I might very well have my terms mixed up - I'm by no means well-versed in this type of engineering. (Yet?) My understanding of parametric is that it is a *relational* method of design; thing A's size depends on thing B. It can be made much more complex than that, and it can be types of "inputs A should lead to shapes B constrained by strenght model C and solution space D", but fundamentally it's about the relationships between design elements. Could've made that clearer, I suppose, or I'm missing something.

Generative design as I have dabbled with is "given input parameters A that each can vary this amount, and given model B that takes these parameters and generates a design, measure set of result-based KPIs C and iterate over A to optimize C."

In mechanics, you're talking about parametric design; Solidworks and Fusion will do it all day long. "The distance from A to B is 1/2 the distance from B to C." Move C, A will move. Those interdependencies allow you to change things up pretty easily if you set your model up right.

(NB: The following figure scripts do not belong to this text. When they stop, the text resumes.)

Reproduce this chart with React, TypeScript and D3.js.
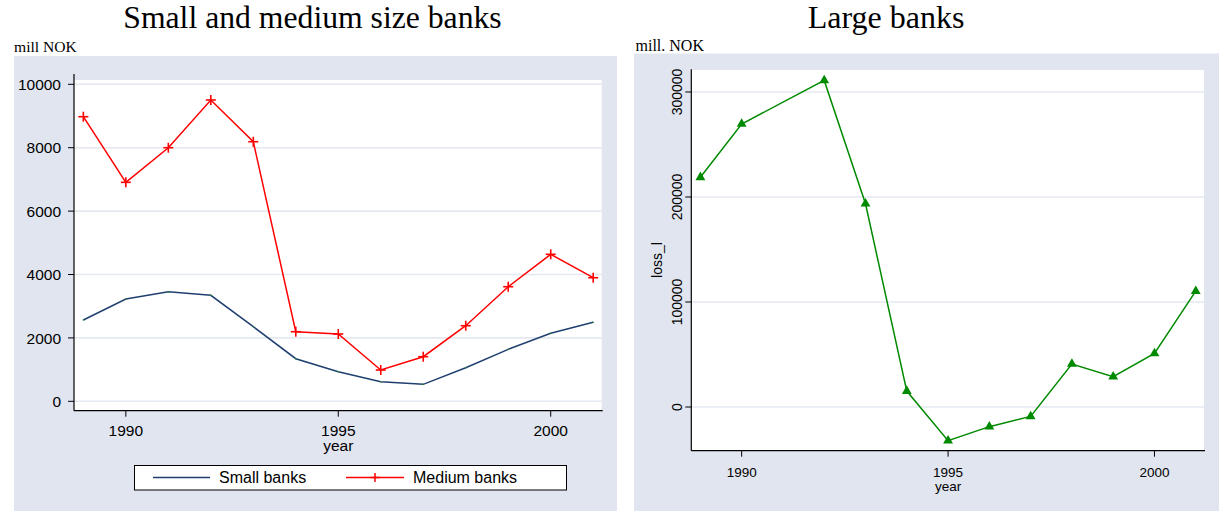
import React from "react";
import * as d3 from "d3";

const years = [1989, 1990, 1991, 1992, 1993, 1994, 1995, 1996, 1997, 1998, 1999, 2000, 2001];
const smallBanks = [2565, 3227, 3457, 3343, 2353, 1344, 934, 618, 536, 1060, 1640, 2145, 2492];
const mediumBanks = [8978, 6908, 8000, 9505, 8189, 2196, 2123, 987, 1407, 2385, 3615, 4637, 3899];
const largeYears = [1989, 1990, 1992, 1993, 1994, 1995, 1996, 1997, 1998, 1999, 2000, 2001];
const largeBanks = [218760, 269500, 311000, 193600, 15200, -32100, -18700, -8900, 40950, 28900, 51100, 110300];
const xTicks = [1990, 1995, 2000];
const leftYTicks = [0, 2000, 4000, 6000, 8000, 10000];
const rightYTicks = [0, 100000, 200000, 300000];

const BG = "#e0e5ef";
const GRID = "#e4e8f1";
const NAVY = "#1f3f70";
const RED = "#ff0000";
const GREEN = "#008a00";
const SANS = "'Liberation Sans', Arial, Helvetica, sans-serif";
const SERIF = "'Liberation Serif', 'Times New Roman', serif";

export default function App() {
  // left panel scales
  const xL = d3.scaleLinear().domain([1988.78, 2001.2]).range([74, 601.7]);
  const yL = d3.scaleLinear().domain([-296, 10136]).range([410.7, 80]);
  // right panel scales
  const xR = d3.scaleLinear().domain([1988.78, 2001.2]).range([691.3, 1204]);
  const yR = d3.scaleLinear().domain([-41600, 321600]).range([450.7, 69.3]);

  const lineSmall = d3.line<number>().x((_, i) => xL(years[i])).y((d) => yL(d));
  const lineLarge = d3.line<number>().x((_, i) => xR(largeYears[i])).y((d) => yR(d));
  const tri = d3.symbol().type(d3.symbolTriangle).size(42)();

  const [lx0, lx1] = xL.range();
  const [ly0, ly1] = yL.range();
  const [rx0, rx1] = xR.range();
  const [ry0, ry1] = yR.range();

  return (
    <svg
      width={1219}
      height={511}
      style={{ position: "absolute", left: 0, top: 0, display: "block", background: "#fff" }}
    >
      {/* ---------- LEFT PANEL ---------- */}
      <text x={312.5} y={28} textAnchor="middle" fontFamily={SERIF} fontSize={31.7} fill="#000">
        Small and medium size banks
      </text>
      <text x={14} y={52} fontFamily={SERIF} fontSize={15.6} fill="#000">
        mill NOK
      </text>
      <rect x={14} y={56} width={603} height={455} fill={BG} />
      <rect x={lx0} y={ly1} width={lx1 - lx0} height={ly0 - ly1} fill="#fff" />
      {leftYTicks.map((t) => (
        <line key={"lg" + t} x1={lx0} x2={lx1} y1={yL(t)} y2={yL(t)} stroke={GRID} strokeWidth={1.6} />
      ))}
      {/* axes */}
      <line x1={lx0} x2={lx0} y1={74} y2={ly0} stroke="#000" strokeWidth={1.2} />
      <line x1={lx0} x2={lx1 + 1} y1={ly0} y2={ly0} stroke="#000" strokeWidth={1.2} />
      {leftYTicks.map((t) => (
        <g key={"ly" + t}>
          <line x1={lx0 - 6} x2={lx0} y1={yL(t)} y2={yL(t)} stroke="#000" strokeWidth={1} />
          <text x={61} y={yL(t) + 5.6} textAnchor="end" fontFamily={SANS} fontSize={15.5} fill="#000">
            {t}
          </text>
        </g>
      ))}
      {xTicks.map((t) => (
        <g key={"lx" + t}>
          <line x1={xL(t)} x2={xL(t)} y1={ly0} y2={ly0 + 6} stroke="#000" strokeWidth={1} />
          <text x={xL(t)} y={435.5} textAnchor="middle" fontFamily={SANS} fontSize={15.5} fill="#000">
            {t}
          </text>
        </g>
      ))}
      <text x={xL(1995)} y={450.5} textAnchor="middle" fontFamily={SANS} fontSize={15.5} fill="#000">
        year
      </text>
      {/* series */}
      <path d={lineSmall(smallBanks) || ""} fill="none" stroke={NAVY} strokeWidth={1.5} />
      {smallBanks.map((v, i) => (
        <circle key={"sd" + i} cx={xL(years[i])} cy={yL(v)} r={0.8} fill="#2a8a2a" />
      ))}
      <path d={lineSmall(mediumBanks) || ""} fill="none" stroke={RED} strokeWidth={1.5} />
      {mediumBanks.map((v, i) => (
        <g key={"md" + i} stroke={RED} strokeWidth={1.6}>
          <line x1={xL(years[i]) - 5} x2={xL(years[i]) + 5} y1={yL(v)} y2={yL(v)} />
          <line x1={xL(years[i])} x2={xL(years[i])} y1={yL(v) - 5} y2={yL(v) + 5} />
        </g>
      ))}
      {/* legend */}
      <rect x={134.5} y={465.5} width={432} height={24.5} fill="#fff" stroke="#000" strokeWidth={1} />
      <line x1={153} x2={210} y1={477.5} y2={477.5} stroke={NAVY} strokeWidth={1.5} />
      <text x={219} y={483} fontFamily={SANS} fontSize={16} fill="#000">
        Small banks
      </text>
      <line x1={346} x2={404} y1={477.5} y2={477.5} stroke={RED} strokeWidth={1.5} />
      <line x1={375} x2={375} y1={473} y2={482} stroke={RED} strokeWidth={1.5} />
      <line x1={370.5} x2={379.5} y1={477.5} y2={477.5} stroke={RED} strokeWidth={1.5} />
      <text x={413} y={483} fontFamily={SANS} fontSize={16} fill="#000">
        Medium banks
      </text>

      {/* ---------- RIGHT PANEL ---------- */}
      <text x={886} y={28} textAnchor="middle" fontFamily={SERIF} fontSize={32} fill="#000">
        Large banks
      </text>
      <text x={635.5} y={50.5} fontFamily={SERIF} fontSize={16} fill="#000">
        mill. NOK
      </text>
      <rect x={634} y={53.5} width={585} height={458} fill={BG} />
      <rect x={rx0} y={ry1 + 0.7} width={rx1 - rx0} height={ry0 - ry1 - 0.7} fill="#fff" />
      {rightYTicks.map((t) => (
        <line key={"rg" + t} x1={rx0} x2={rx1} y1={yR(t)} y2={yR(t)} stroke={GRID} strokeWidth={1.6} />
      ))}
      <line x1={rx0} x2={rx0} y1={ry1} y2={ry0} stroke="#000" strokeWidth={1.2} />
      <line x1={rx0} x2={rx1 + 1} y1={ry0} y2={ry0} stroke="#000" strokeWidth={1.2} />
      {rightYTicks.map((t) => (
        <g key={"ry" + t}>
          <line x1={rx0 - 6} x2={rx0} y1={yR(t)} y2={yR(t)} stroke="#000" strokeWidth={1} />
          <text
            transform={`translate(681.5,${yR(t)}) rotate(-90)`}
            textAnchor="middle"
            fontFamily={SANS}
            fontSize={14}
            fill="#000"
          >
            {t}
          </text>
        </g>
      ))}
      <text
        transform={`translate(661.5,${(ry0 + ry1) / 2}) rotate(-90)`}
        textAnchor="middle"
        fontFamily={SANS}
        fontSize={14}
        fill="#000"
      >
        loss_l
      </text>
      {xTicks.map((t) => (
        <g key={"rx" + t}>
          <line x1={xR(t)} x2={xR(t)} y1={ry0} y2={ry0 + 6} stroke="#000" strokeWidth={1} />
          <text x={xR(t)} y={476.5} textAnchor="middle" fontFamily={SANS} fontSize={13.5} fill="#000">
            {t}
          </text>
        </g>
      ))}
      <text x={xR(1995)} y={490.5} textAnchor="middle" fontFamily={SANS} fontSize={13.5} fill="#000">
        year
      </text>
      <path d={lineLarge(largeBanks) || ""} fill="none" stroke={GREEN} strokeWidth={1.5} />
      {largeBanks.map((v, i) => (
        <path key={"lt" + i} d={tri || ""} transform={`translate(${xR(largeYears[i])},${yR(v)})`} fill={GREEN} />
      ))}
    </svg>
  );
}
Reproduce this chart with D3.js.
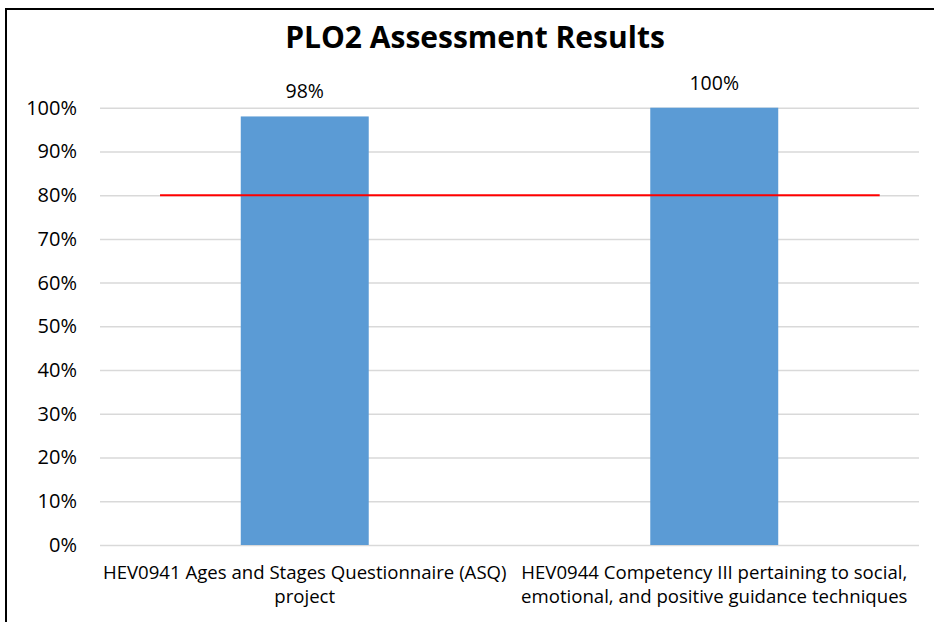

Generative design in mechanics runs exactly as you describe, but the goals are different:

"Given torsion forces A, B and C, compressive forces D, E and F, shear G H and I and clamping forces J and K, generate a continuous cross-section between pins Alpha-Beta and holes Gamma-Theta that minimizes the weight of the assembly. Presume a Young's Modulus of x, a shear modulus of y, a density of z and a factor of safety of five now GO."

Things had to get computationally intensive to do this. you're goal-seeking through finite element analysis which, back when I had to do it, took ten minutes of server time on a DEC Alpha just to model a bike frame made of constant-diameter tube.